- _THE REQUEST_: Everything in the data should be repeated exactly, save for the images.

- _DATA PROVIDED_:
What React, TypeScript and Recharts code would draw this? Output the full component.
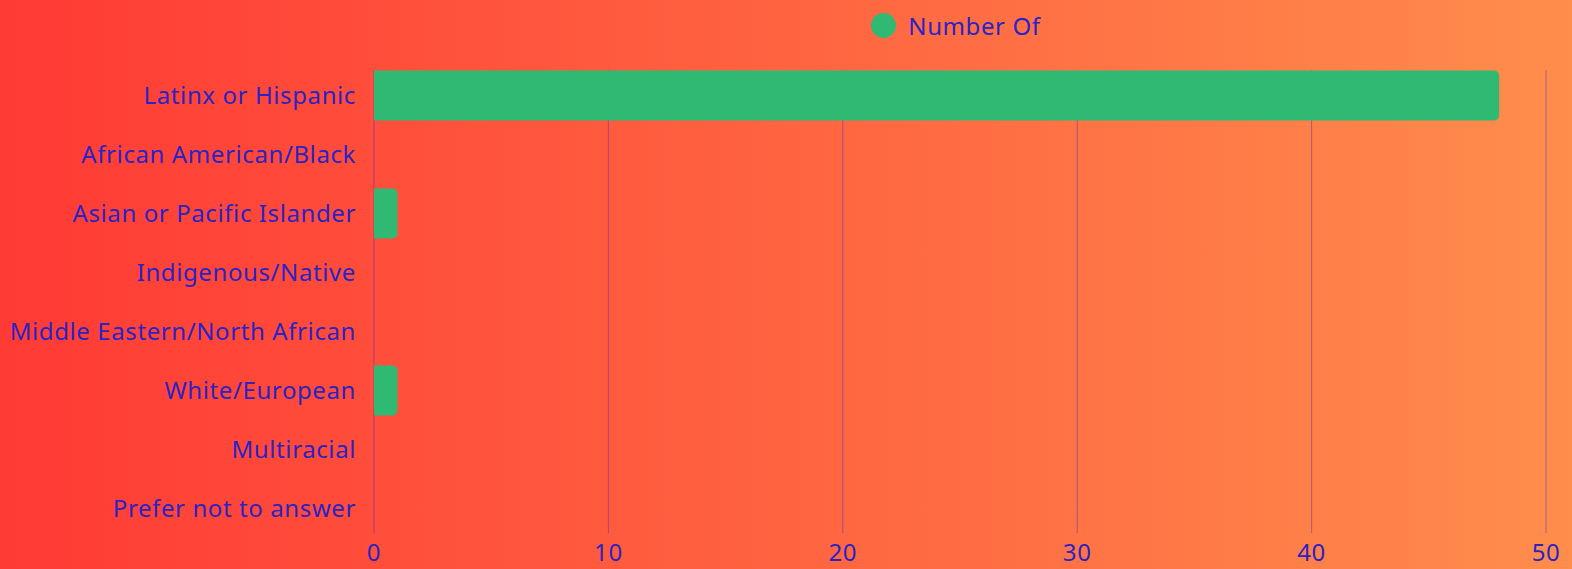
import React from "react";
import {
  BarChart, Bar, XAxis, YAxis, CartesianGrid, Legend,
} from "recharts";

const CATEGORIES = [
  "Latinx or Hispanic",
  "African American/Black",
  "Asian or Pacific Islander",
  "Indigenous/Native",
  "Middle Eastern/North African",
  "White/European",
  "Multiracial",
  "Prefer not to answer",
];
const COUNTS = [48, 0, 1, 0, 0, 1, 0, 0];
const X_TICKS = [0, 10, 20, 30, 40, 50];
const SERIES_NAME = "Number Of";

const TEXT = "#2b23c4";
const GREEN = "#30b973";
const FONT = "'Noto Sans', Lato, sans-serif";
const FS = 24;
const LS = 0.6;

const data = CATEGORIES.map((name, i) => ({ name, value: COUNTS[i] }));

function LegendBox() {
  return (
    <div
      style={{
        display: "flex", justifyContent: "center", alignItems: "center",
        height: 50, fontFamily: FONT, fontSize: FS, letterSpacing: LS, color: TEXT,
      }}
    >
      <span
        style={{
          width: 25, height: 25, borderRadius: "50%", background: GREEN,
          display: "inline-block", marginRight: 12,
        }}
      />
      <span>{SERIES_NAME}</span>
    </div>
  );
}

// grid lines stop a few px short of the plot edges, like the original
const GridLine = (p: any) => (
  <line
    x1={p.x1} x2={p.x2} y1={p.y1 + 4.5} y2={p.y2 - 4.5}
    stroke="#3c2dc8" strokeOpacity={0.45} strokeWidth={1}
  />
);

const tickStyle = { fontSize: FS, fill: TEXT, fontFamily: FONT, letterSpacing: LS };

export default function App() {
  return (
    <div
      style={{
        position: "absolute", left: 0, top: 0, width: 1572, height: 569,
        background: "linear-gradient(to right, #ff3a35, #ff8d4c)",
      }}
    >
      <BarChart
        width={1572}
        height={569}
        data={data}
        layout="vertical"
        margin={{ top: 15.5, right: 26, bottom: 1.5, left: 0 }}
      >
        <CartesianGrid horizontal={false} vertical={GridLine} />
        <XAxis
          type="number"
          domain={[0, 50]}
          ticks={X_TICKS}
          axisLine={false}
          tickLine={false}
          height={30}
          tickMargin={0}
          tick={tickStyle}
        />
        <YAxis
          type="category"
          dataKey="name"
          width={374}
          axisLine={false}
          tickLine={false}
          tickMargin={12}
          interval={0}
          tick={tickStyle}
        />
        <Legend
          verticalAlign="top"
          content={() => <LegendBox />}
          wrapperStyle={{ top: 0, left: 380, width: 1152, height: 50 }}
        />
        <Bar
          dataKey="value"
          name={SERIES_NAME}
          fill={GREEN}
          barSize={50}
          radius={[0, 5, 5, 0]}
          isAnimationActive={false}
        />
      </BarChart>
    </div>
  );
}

- _TASK SOLUTION_:
What React, TypeScript and Recharts code would draw this? Output the full component.
import React from "react";
import {
  BarChart, Bar, XAxis, YAxis, CartesianGrid, Legend,
} from "recharts";

const CATEGORIES = [
  "Latinx or Hispanic",
  "African American/Black",
  "Asian or Pacific Islander",
  "Indigenous/Native",
  "Middle Eastern/North African",
  "White/European",
  "Multiracial",
  "Prefer not to answer",
];
const COUNTS = [48, 0, 1, 0, 0, 1, 0, 0];
const X_TICKS = [0, 10, 20, 30, 40, 50];
const SERIES_NAME = "Number Of";

const TEXT = "#2b23c4";
const GREEN = "#30b973";
const FONT = "'Noto Sans', Lato, sans-serif";
const FS = 24;
const LS = 0.6;

const data = CATEGORIES.map((name, i) => ({ name, value: COUNTS[i] }));

function LegendBox() {
  return (
    <div
      style={{
        display: "flex", justifyContent: "center", alignItems: "center",
        height: 50, fontFamily: FONT, fontSize: FS, letterSpacing: LS, color: TEXT,
      }}
    >
      <span
        style={{
          width: 25, height: 25, borderRadius: "50%", background: GREEN,
          display: "inline-block", marginRight: 12,
        }}
      />
      <span>{SERIES_NAME}</span>
    </div>
  );
}

// grid lines stop a few px short of the plot edges, like the original
const GridLine = (p: any) => (
  <line
    x1={p.x1} x2={p.x2} y1={p.y1 + 4.5} y2={p.y2 - 4.5}
    stroke="#3c2dc8" strokeOpacity={0.45} strokeWidth={1}
  />
);

const tickStyle = { fontSize: FS, fill: TEXT, fontFamily: FONT, letterSpacing: LS };

export default function App() {
  return (
    <div
      style={{
        position: "absolute", left: 0, top: 0, width: 1572, height: 569,
        background: "linear-gradient(to right, #ff3a35, #ff8d4c)",
      }}
    >
      <BarChart
        width={1572}
        height={569}
        data={data}
        layout="vertical"
        margin={{ top: 15.5, right: 26, bottom: 1.5, left: 0 }}
      >
        <CartesianGrid horizontal={false} vertical={GridLine} />
        <XAxis
          type="number"
          domain={[0, 50]}
          ticks={X_TICKS}
          axisLine={false}
          tickLine={false}
          height={30}
          tickMargin={0}
          tick={tickStyle}
        />
        <YAxis
          type="category"
          dataKey="name"
          width={374}
          axisLine={false}
          tickLine={false}
          tickMargin={12}
          interval={0}
          tick={tickStyle}
        />
        <Legend
          verticalAlign="top"
          content={() => <LegendBox />}
          wrapperStyle={{ top: 0, left: 380, width: 1152, height: 50 }}
        />
        <Bar
          dataKey="value"
          name={SERIES_NAME}
          fill={GREEN}
          barSize={50}
          radius={[0, 5, 5, 0]}
          isAnimationActive={false}
        />
      </BarChart>
    </div>
  );
}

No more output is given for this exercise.